De los cambios e intercambios efectuados hemos de distinguir los meramente funcionales de aquellos otros que comportan una cierta carga política y que son a fin de cuentas los que interesan al vecindario tanto como a los cenáculos mejor informados. A esta segunda especie pertenece, obviamente, el relevo del director general de Salud Pública, Francisco Bueno, convertido en víctima propiciatoria -y nunca mejor dicho- para calmar los desasosiegos que ha provocado la Consejería de Sanidad que comanda Serafín Castellano. Justo castigo por no haber dimitido a tiempo. Éste, de momento, salva la cabeza, pero ha quedado tocado por la agregación de percances que agusanan esa área de gestión torrefactante.

De igual o superior temperatura son las novedades introducidas en el área de cultura. En este apartado estaba cantado que la dirección general de Patrimonio iba a recuperar su autonomía, pues resultaba como poco chocante que estuviese acumulada a la que ya integra Promoción Cultural y Museos. Tres en una era demasiado, sobre todo por la intensidad de los programas que se desarrollan en ese organismo, la limitación de los recursos -humanos y económicos- disponibles y los problemas concretos que tiene planteados el patrimonio valenciano y que no se ciñen al Cabanyal y el solar de los jesuitas, pues es ingente la tarea conservacionista pendiente y comprometida. Confiemos que la nueva titular, Carmina Nácher, afronte los retos que le aguardan con la entereza y coherencia de su antecesora. Por ejemplo, el que le presenta el pretentido asolamiento del teatro romano de Sagunto. A ver como lidia a la jauría que postula su derribo inmediato.

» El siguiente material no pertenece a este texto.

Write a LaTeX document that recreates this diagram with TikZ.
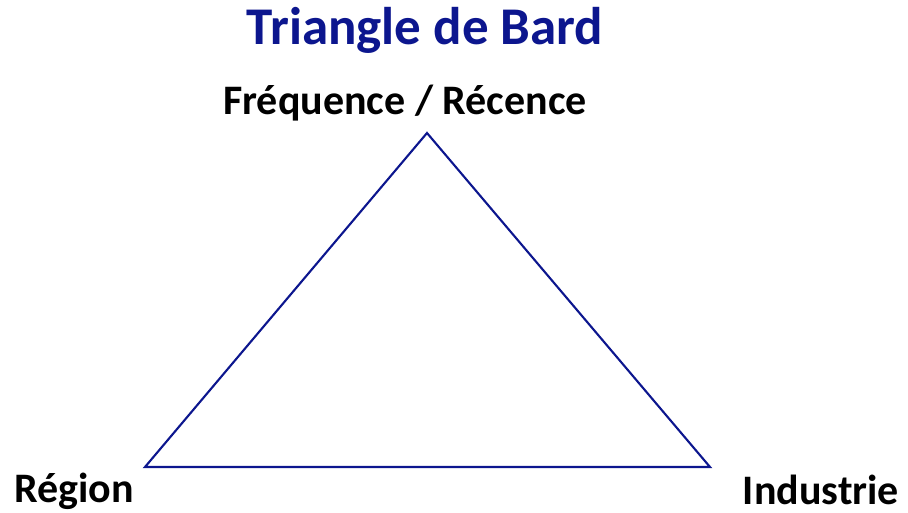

Y otra novedad, probablemente la estelar, ha sido a nuestro juicio la promoción de Consuelo Ciscar a la subsecretaría de Cultura. Por lo pronto constituye el reconocimiento político -pues ya gozaba del aval público- de una gestión que, al margen de los inevitables cuestionamientos críticos, ha dinamizado la cultura valenciana en un grado sólo equiparable, paradójicamente, al que logró en los años 80 otro Ciscar, Ciprià, cuando comandó esa consejería. Debe ser una particularidad del linaje. Pero en este caso hay que sumarle el plus de la proyección exterior y la polarización en el País Valenciano de eventos internacionales que únicamente pueden minusvalorarse desde la mezquindad partidaria, los reconcomios gremiales o la vileza individual. Pero estos alifafes son parte del negocio cultural y poco o nada ensombrecen la magnitud de la tarea que se premia y que el mismo consejero Manuel Tarancón deberá celebrar después de haber sido tan plásticamente validada por el presidente de la Generalitat.